* [Supplied material]:
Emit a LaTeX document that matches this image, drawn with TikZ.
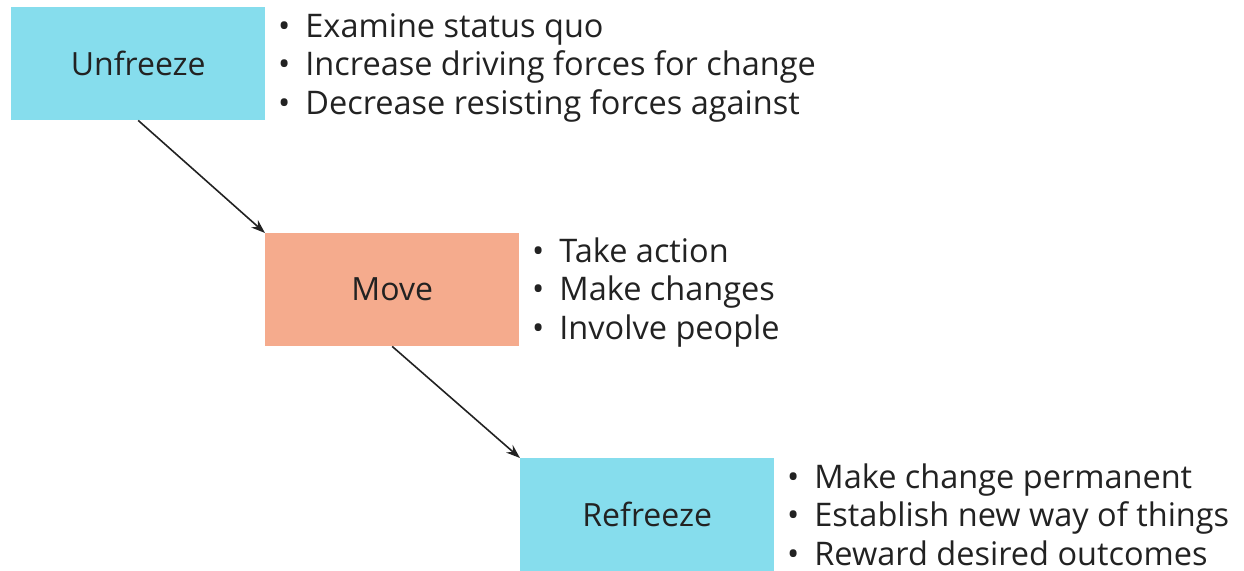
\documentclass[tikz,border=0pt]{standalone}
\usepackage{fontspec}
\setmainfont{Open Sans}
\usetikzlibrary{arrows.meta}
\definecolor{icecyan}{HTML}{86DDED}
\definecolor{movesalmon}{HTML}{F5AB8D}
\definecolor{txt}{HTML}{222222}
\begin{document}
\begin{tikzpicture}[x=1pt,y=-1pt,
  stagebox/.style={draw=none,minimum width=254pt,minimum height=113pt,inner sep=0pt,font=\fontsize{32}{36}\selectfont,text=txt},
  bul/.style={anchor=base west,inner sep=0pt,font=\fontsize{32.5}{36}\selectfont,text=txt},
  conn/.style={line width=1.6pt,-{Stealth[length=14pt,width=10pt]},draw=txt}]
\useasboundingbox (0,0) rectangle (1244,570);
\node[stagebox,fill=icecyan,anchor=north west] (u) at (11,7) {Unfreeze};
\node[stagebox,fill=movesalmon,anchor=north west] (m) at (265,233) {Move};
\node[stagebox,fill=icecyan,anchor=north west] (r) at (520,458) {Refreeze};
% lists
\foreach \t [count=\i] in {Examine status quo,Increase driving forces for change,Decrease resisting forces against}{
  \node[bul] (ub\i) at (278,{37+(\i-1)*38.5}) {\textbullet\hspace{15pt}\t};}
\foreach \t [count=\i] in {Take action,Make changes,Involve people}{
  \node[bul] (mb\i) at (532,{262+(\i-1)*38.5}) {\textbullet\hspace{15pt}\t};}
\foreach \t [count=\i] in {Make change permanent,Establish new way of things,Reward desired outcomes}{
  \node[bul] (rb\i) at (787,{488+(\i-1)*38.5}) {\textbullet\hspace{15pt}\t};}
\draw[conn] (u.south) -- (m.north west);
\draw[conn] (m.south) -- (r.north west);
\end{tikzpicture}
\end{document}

* [What you are asked to do]:
Output the data exactly. Pictures don't belong in the result.

* [Complete output]:
Emit a LaTeX document that matches this image, drawn with TikZ.
\documentclass[tikz,border=0pt]{standalone}
\usepackage{fontspec}
\setmainfont{Open Sans}
\usetikzlibrary{arrows.meta}
\definecolor{icecyan}{HTML}{86DDED}
\definecolor{movesalmon}{HTML}{F5AB8D}
\definecolor{txt}{HTML}{222222}
\begin{document}
\begin{tikzpicture}[x=1pt,y=-1pt,
  stagebox/.style={draw=none,minimum width=254pt,minimum height=113pt,inner sep=0pt,font=\fontsize{32}{36}\selectfont,text=txt},
  bul/.style={anchor=base west,inner sep=0pt,font=\fontsize{32.5}{36}\selectfont,text=txt},
  conn/.style={line width=1.6pt,-{Stealth[length=14pt,width=10pt]},draw=txt}]
\useasboundingbox (0,0) rectangle (1244,570);
\node[stagebox,fill=icecyan,anchor=north west] (u) at (11,7) {Unfreeze};
\node[stagebox,fill=movesalmon,anchor=north west] (m) at (265,233) {Move};
\node[stagebox,fill=icecyan,anchor=north west] (r) at (520,458) {Refreeze};
% lists
\foreach \t [count=\i] in {Examine status quo,Increase driving forces for change,Decrease resisting forces against}{
  \node[bul] (ub\i) at (278,{37+(\i-1)*38.5}) {\textbullet\hspace{15pt}\t};}
\foreach \t [count=\i] in {Take action,Make changes,Involve people}{
  \node[bul] (mb\i) at (532,{262+(\i-1)*38.5}) {\textbullet\hspace{15pt}\t};}
\foreach \t [count=\i] in {Make change permanent,Establish new way of things,Reward desired outcomes}{
  \node[bul] (rb\i) at (787,{488+(\i-1)*38.5}) {\textbullet\hspace{15pt}\t};}
\draw[conn] (u.south) -- (m.north west);
\draw[conn] (m.south) -- (r.north west);
\end{tikzpicture}
\end{document}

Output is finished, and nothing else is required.